Why invest in orchestration
In addition to adding more business value and optimizing resources, the right data orchestration platform can help teams avoid repeatedly starting jobs manually. Teams can build new things and add more business value without needing a separate orchestration tool to schedule jobs. The more data teams scale, the more they need automation to streamline their day-to-day tasks, from ingestion and transformation to delivery, maintenance, and governance.
So it would stand to reason that automated data orchestration processes and platforms would be the standard; however, it surprisingly hasn’t yet become that for a lot of teams. For one, data automation, while growing more and more prevalent, is still something that many teams are just starting to experiment with and see the benefits of. So, data engineers and data teams rely on more manual ways of orchestrating pipelines—creating a set of instructions: read data from x source, run y code on it, and push the results to z.
However, once a pipeline is codified, it quickly becomes brittle. Everything is forever changing: the data; the workloads and resources; and the assumptions. This can lead to what no data engineer wants to hear—alerts going off at 3 a.m. about the pipeline breaking and part of crucial data infrastructure going down.
Ascend: the solution to common orchestration problems
Current workflow automation systems are imperative by design, putting the burden on developers to design the tasks, connect them together via dependency relations, and pass them to a compute and infrastructure team/layer that manages the execution. This results in inflexible pipelines that break easily and are expensive to run and maintain.
Ascend, on the other hand, is declarative by design. The Ascend platform leverages a sophisticated Control Plane that is non-existent in Imperative systems. It takes care of the mundane tasks, so the only thing developers need to do is create and curate the high-level spec. There’s no need to worry about how the dataflow automation system manages the legion tasks required to implement the spec.
Why go declarative with Ascend’s Data Automation Cloud?
Using this declarative model, orchestration requires less code and less maintenance; it accelerates development cycles and makes pipelines more adaptive to change. Taking that one step further, Ascend’s orchestration platform is:
- DataAware: Ascend’s Data Automation Cloud tracks all the data, for all time, including its profile, where it came from, how it got there, where it went to, how it was used, and why.
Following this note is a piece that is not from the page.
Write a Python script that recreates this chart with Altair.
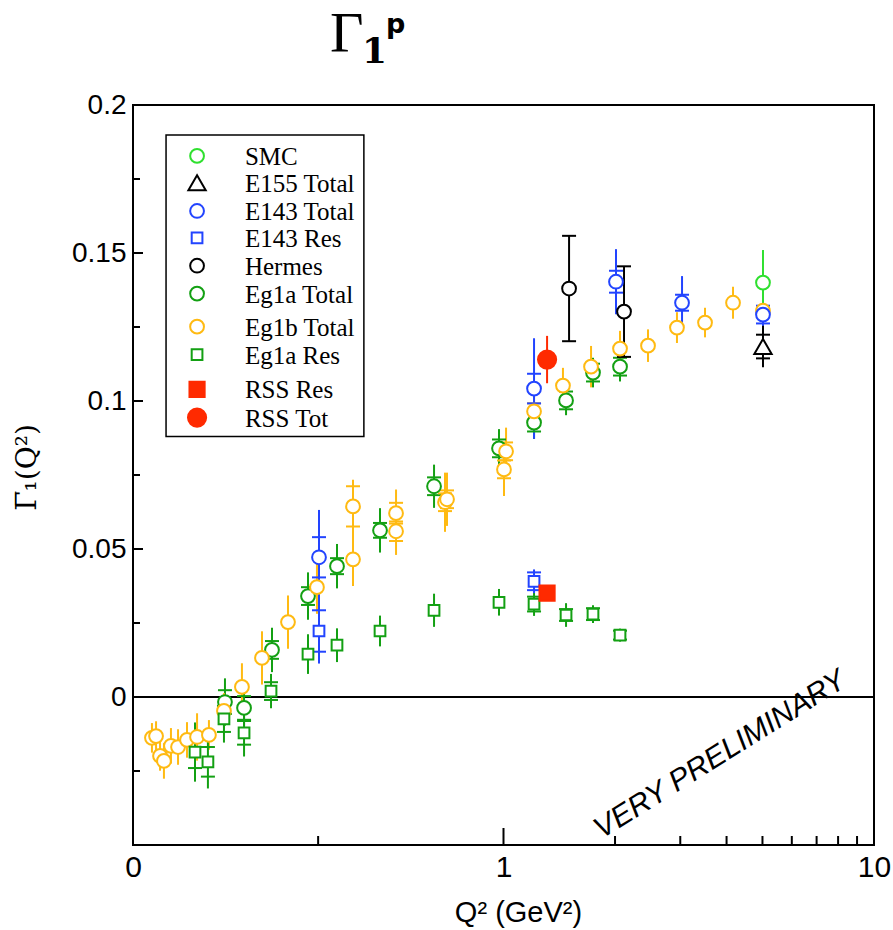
import altair as alt
import pandas as pd

# ---------------- series definitions ----------------
series_order = ["SMC", "E155 Total", "E143 Total", "E143 Res", "Hermes",
                "Eg1a Total", "Eg1b Total", "Eg1a Res", "RSS Res", "RSS Tot"]
series_colors = ["#2fe02f", "#000000", "#2244ff", "#2244ff", "#000000",
                 "#13a013", "#ffba12", "#13a013", "#ff2a00", "#ff2a00"]
series_fills = ["white", "white", "white", "white", "white",
                "white", "white", "white", "#ff2a00", "#ff2a00"]
series_shapes = ["circle", "triangle-up", "circle", "square", "circle",
                 "circle", "circle", "square", "square", "circle"]
series_sizes = [190, 300, 190, 115, 190, 190, 190, 115, 230, 330]

# ---------------- data ----------------
eg1a_tot_q = [0.1771, 0.1994, 0.2372, 0.2967, 0.3553, 0.4642, 0.6494, 0.9725, 1.209, 1.475, 1.744, 2.063]
eg1a_tot_v = [-0.0017, -0.0037, 0.0159, 0.0341, 0.0442, 0.0563, 0.0712, 0.084, 0.0927, 0.1002, 0.1096, 0.1116]
eg1a_tot_e = [0.008, 0.006, 0.0075, 0.008, 0.0075, 0.0075, 0.0073, 0.0065, 0.0055, 0.005, 0.005, 0.005]
eg1a_tot_s = [0.004, 0.004, 0.003, 0.003, 0.0027, 0.0025, 0.003, 0.003, 0.003, 0.003, 0.003, 0.003]

eg1b_tot_q = [0.1125, 0.1154, 0.1183, 0.1212, 0.1266, 0.1323, 0.1399, 0.1489, 0.1603, 0.176,
              0.1968, 0.2229, 0.262, 0.3137, 0.3925, 0.3925, 0.5128, 0.5128, 0.6953, 0.704,
              1.003, 1.016, 1.209, 1.447, 1.723, 2.063, 2.455, 2.939, 3.499, 4.164, 5.016]
eg1b_tot_v = [-0.0138, -0.0132, -0.0199, -0.0216, -0.0165, -0.0169, -0.0145, -0.0135, -0.0128, -0.0047,
              0.0034, 0.0132, 0.0253, 0.0371, 0.0644, 0.0465, 0.0621, 0.056, 0.0658, 0.0668,
              0.0769, 0.083, 0.0965, 0.1052, 0.1116, 0.1177, 0.1187, 0.1248, 0.1265, 0.1332, 0.1305]
eg1b_tot_e = [0.005, 0.005, 0.005, 0.006, 0.006, 0.006, 0.006, 0.008, 0.005, 0.006,
              0.008, 0.009, 0.009, 0.009, 0.009, 0.009, 0.008, 0.008, 0.01, 0.009,
              0.009, 0.008, 0.007, 0.006, 0.007, 0.006, 0.0055, 0.0052, 0.005, 0.0054, 0.0054]
eg1b_tot_s = [None, None, None, None, None, None, None, None, None, None,
              None, None, None, None, 0.0068, None, 0.0035, 0.0033, 0.003, 0.003,
              0.003, 0.003, 0.0027, None, None, None, None, None, None, None, None]

eg1a_res_q = [0.147, 0.1593, 0.176, 0.1994, 0.2358, 0.2967, 0.3553, 0.4642, 0.6494, 0.9725, 1.209, 1.475, 1.744, 2.063]
eg1a_res_v = [-0.0186, -0.0219, -0.0074, -0.0121, 0.002, 0.0145, 0.0175, 0.0223, 0.0293, 0.032, 0.0314, 0.0277, 0.028, 0.0209]
eg1a_res_e = [0.01, 0.009, 0.008, 0.008, 0.0058, 0.0067, 0.0057, 0.0052, 0.0056, 0.0045, 0.004, 0.004, 0.003, 0.0022]
eg1a_res_s = [0.0054, 0.005, 0.0044, 0.004, 0.003, None, None, None, None, None, 0.0025, 0.002, 0.002, 0.0015]

e143_tot_q = [0.3177, 1.209, 2.012, 3.033, 5.016]
e143_tot_v = [0.0472, 0.1042, 0.1403, 0.1332, 0.1292]
e143_tot_e = [0.016, 0.017, 0.011, 0.009, 0.0098]
e143_tot_s = [0.0068, 0.005, 0.0037, 0.0027, 0.003]

e143_res_q = [0.3177, 1.209]
e143_res_v = [0.0223, 0.0391]
e143_res_e = [0.011, 0.004]
e143_res_s = [0.007, 0.003]

hermes_q = [1.503, 2.115]
hermes_v = [0.138, 0.1302]
hermes_e = [0.0178, 0.0153]

e155_q = [5.016]
e155_v = [0.1184]
e155_e = [0.007]
e155_s = [0.004]

smc_q = [5.016]
smc_v = [0.14]
smc_e = [0.011]

rss_res_q = [1.311]
rss_res_v = [0.0351]

rss_tot_q = [1.311]
rss_tot_v = [0.114]
rss_tot_e = [0.008]

# axis tick values
y_major = [-0.05, 0, 0.05, 0.1, 0.15, 0.2]
y_minor = [-0.025, 0.025, 0.075, 0.125, 0.175]
y_labels = [0, 0.05, 0.1, 0.15, 0.2]
x_major = [0.1, 1, 10]
x_minor = [0.316, 2, 3, 4, 5, 6, 7, 8, 9]
zero_line = [0]

annot_text = ["VERY PRELIMINARY"]
annot_q = [3.84]
annot_v = [-0.0195]

title_main = ["Γ"]
title_sub = ["1"]
title_sup = ["p"]

# legend layout (in data coordinates of the plot)
legend_row_v = [0.1828, 0.1737, 0.1642, 0.1551, 0.1457, 0.1363, 0.1251, 0.1157, 0.1039, 0.0944]
legend_sym_q = 0.1489
legend_lab_q = 0.2005
legend_box_q = [0.1228, 0.4199]
legend_box_v = [0.0880, 0.1899]

# ---------------- build tables ----------------
style = {s: (c, f, sh, sz) for s, c, f, sh, sz in
         zip(series_order, series_colors, series_fills, series_shapes, series_sizes)}
pts, errs, bars = [], [], []


def add(name, q, v, e=None, s=None, caps=False):
    c, f, sh, sz = style[name]
    for i in range(len(q)):
        pts.append({"series": name, "q": q[i], "val": v[i], "col": c, "fil": f, "shp": sh, "sz": sz})
        if e is not None and e[i]:
            errs.append({"col": c, "q": q[i], "lo": v[i] - e[i], "hi": v[i] + e[i]})
            if caps:
                bars.append({"col": c, "q": q[i], "yy": v[i] - e[i]})
                bars.append({"col": c, "q": q[i], "yy": v[i] + e[i]})
        if s is not None and s[i]:
            bars.append({"col": c, "q": q[i], "yy": v[i] - s[i]})
            bars.append({"col": c, "q": q[i], "yy": v[i] + s[i]})


add("Eg1a Total", eg1a_tot_q, eg1a_tot_v, eg1a_tot_e, eg1a_tot_s)
add("Eg1b Total", eg1b_tot_q, eg1b_tot_v, eg1b_tot_e, eg1b_tot_s)
add("Eg1a Res", eg1a_res_q, eg1a_res_v, eg1a_res_e, eg1a_res_s)
add("E143 Res", e143_res_q, e143_res_v, e143_res_e, e143_res_s)
add("E143 Total", e143_tot_q, e143_tot_v, e143_tot_e, e143_tot_s)
add("Hermes", hermes_q, hermes_v, hermes_e, caps=True)
add("SMC", smc_q, smc_v, smc_e)
add("E155 Total", e155_q, e155_v, e155_e, e155_s)
add("RSS Res", rss_res_q, rss_res_v)
add("RSS Tot", rss_tot_q, rss_tot_v, rss_tot_e)

pts_df = pd.DataFrame(pts)
err_df = pd.DataFrame(errs)
bar_df = pd.DataFrame(bars)

leg_df = pd.DataFrame({
    "series": series_order, "col": series_colors, "fil": series_fills,
    "shp": series_shapes, "sz": series_sizes, "val": legend_row_v,
    "q": [legend_sym_q] * len(series_order), "lq": [legend_lab_q] * len(series_order),
})
box_df = pd.DataFrame({"q": [legend_box_q[0]], "q2": [legend_box_q[1]],
                       "v": [legend_box_v[0]], "v2": [legend_box_v[1]]})

# ---------------- scales / axes ----------------
xs = alt.Scale(type="log", domain=[0.1, 10], nice=False)
ys = alt.Scale(domain=[-0.05, 0.2], nice=False, zero=False)

xaxis = alt.Axis(values=x_major, labelExpr="datum.value < 0.5 ? '0' : format(datum.value, '~g')",
                 ticks=False, domain=False, grid=False, labelFlush=False, labelOverlap=False,
                 labelFont="Liberation Sans", labelFontSize=30, labelPadding=7, labelColor="black",
                 title="Q² (GeV²)", titleFont="Liberation Sans", titleFontSize=29,
                 titleFontWeight="normal", titleColor="black", titleX=385, titleY=67,
                 titleBaseline="middle", titleAlign="center")
yaxis = alt.Axis(values=y_labels, format="~g", ticks=False, domain=False, grid=False,
                 labelFont="Liberation Sans", labelFontSize=28, labelPadding=7, labelColor="black",
                 title="Γ\u0305₁(Q²)", titleFont="DejaVu Serif", titleFontSize=28,
                 titleFontWeight="normal", titleColor="black", titleX=-106, titleY=362,
                 titleBaseline="middle", titleAlign="center", titleAngle=270)


def X(field):
    return alt.X(field, type="quantitative", scale=xs, axis=xaxis)


def Y(field):
    return alt.Y(field, type="quantitative", scale=ys, axis=yaxis)


def sym_enc():
    return dict(color=alt.Color("col:N", scale=None),
                fill=alt.Fill("fil:N", scale=None),
                shape=alt.Shape("shp:N", scale=None),
                size=alt.Size("sz:Q", scale=None))


# ---------------- layers ----------------
zero = alt.Chart(pd.DataFrame({"z": zero_line})).mark_rule(color="black", strokeWidth=2).encode(
    y=Y("z"))

errbars = alt.Chart(err_df).mark_rule(strokeWidth=2).encode(
    x=X("q"), y=Y("lo"), y2=alt.Y2("hi"), stroke=alt.Stroke("col:N", scale=None))

crossbars = alt.Chart(bar_df).mark_rule(strokeWidth=2, xOffset=-7, x2Offset=7).encode(
    x=X("q"), x2=alt.X2("q"), y=Y("yy"), stroke=alt.Stroke("col:N", scale=None))

points = alt.Chart(pts_df).mark_point(filled=False, strokeWidth=2, opacity=1).encode(
    x=X("q"), y=Y("val"), **sym_enc())

ytick_major = alt.Chart(pd.DataFrame({"t": y_major})).mark_rule(color="black", strokeWidth=2, x2Offset=10).encode(
    x=alt.X(datum=0.1, scale=xs, axis=xaxis), x2=alt.X2(datum=0.1), y=Y("t"))
ytick_minor = alt.Chart(pd.DataFrame({"t": y_minor})).mark_rule(color="black", strokeWidth=2, x2Offset=7).encode(
    x=alt.X(datum=0.1, scale=xs, axis=xaxis), x2=alt.X2(datum=0.1), y=Y("t"))
xtick_major = alt.Chart(pd.DataFrame({"t": x_major})).mark_rule(color="black", strokeWidth=2, y2Offset=-17).encode(
    y=alt.Y(datum=-0.05, scale=ys, axis=yaxis), y2=alt.Y2(datum=-0.05), x=X("t"))
xtick_minor = alt.Chart(pd.DataFrame({"t": x_minor})).mark_rule(color="black", strokeWidth=2, y2Offset=-9).encode(
    y=alt.Y(datum=-0.05, scale=ys, axis=yaxis), y2=alt.Y2(datum=-0.05), x=X("t"))

annot = alt.Chart(pd.DataFrame({"q": annot_q, "v": annot_v, "t": annot_text})).mark_text(
    angle=328, fontSize=30, font="Liberation Sans", fontStyle="italic", color="black").encode(
    x=X("q"), y=Y("v"), text="t:N")

# legend box, symbols and labels
leg_box = alt.Chart(box_df).mark_rect(fill="white", stroke="black", strokeWidth=1.5).encode(
    x=X("q"), x2=alt.X2("q2"), y=Y("v"), y2=alt.Y2("v2"))
leg_sym = alt.Chart(leg_df).mark_point(filled=False, strokeWidth=2, opacity=1).encode(
    x=X("q"), y=Y("val"), **sym_enc())
leg_lab = alt.Chart(leg_df).mark_text(font="Liberation Serif", fontSize=25, align="left",
                                      baseline="middle", color="black", dy=1).encode(
    x=X("lq"), y=Y("val"), text="series:N")

# title  Γ_1^p drawn as text in the top margin
t_main = alt.Chart(pd.DataFrame({"t": title_main})).mark_text(
    font="Liberation Serif", fontSize=58, align="left", baseline="alphabetic", color="black").encode(
    x=alt.value(197), y=alt.value(-53), text="t:N")
t_sub = alt.Chart(pd.DataFrame({"t": title_sub})).mark_text(
    font="DejaVu Serif", fontWeight="bold", fontSize=36, align="left", baseline="alphabetic",
    color="black").encode(x=alt.value(229), y=alt.value(-42), text="t:N")
t_sup = alt.Chart(pd.DataFrame({"t": title_sup})).mark_text(
    font="DejaVu Sans", fontWeight="bold", fontSize=27, align="left", baseline="alphabetic",
    color="black").encode(x=alt.value(253), y=alt.value(-72), text="t:N")

chart = alt.layer(zero, errbars, crossbars, points, ytick_major, ytick_minor,
                  xtick_major, xtick_minor, annot, leg_box, leg_sym, leg_lab,
                  t_main, t_sub, t_sup).properties(
    width=741, height=740,
    autosize="none",
    padding={"left": 133, "top": 105, "right": 19, "bottom": 85},
    background="white",
).configure_view(stroke="black", strokeWidth=2)

chart.save("out.html", embed_options={"renderer": "svg", "actions": False})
- Autonomous: Ascend continuously watches for changes to data and code and dynamically generates tasks and parameters to ensure the right data arrives, always.
- Scalable: Ascend can track trillions of records and billions of data partitions and react to changes within seconds—with single- or multi-DAG orchestration.
- Self-Optimizing: Ascend leverages data collected to drive greater efficiencies than can reasonably be done manually, such as avoiding duplicate and unnecessary computations with mid-pipeline checkpointing, automated backfills, and automated rollbacks.
The result? Data teams can focus more on doing things better and faster and focus less on the monotony & mechanics of how they get done.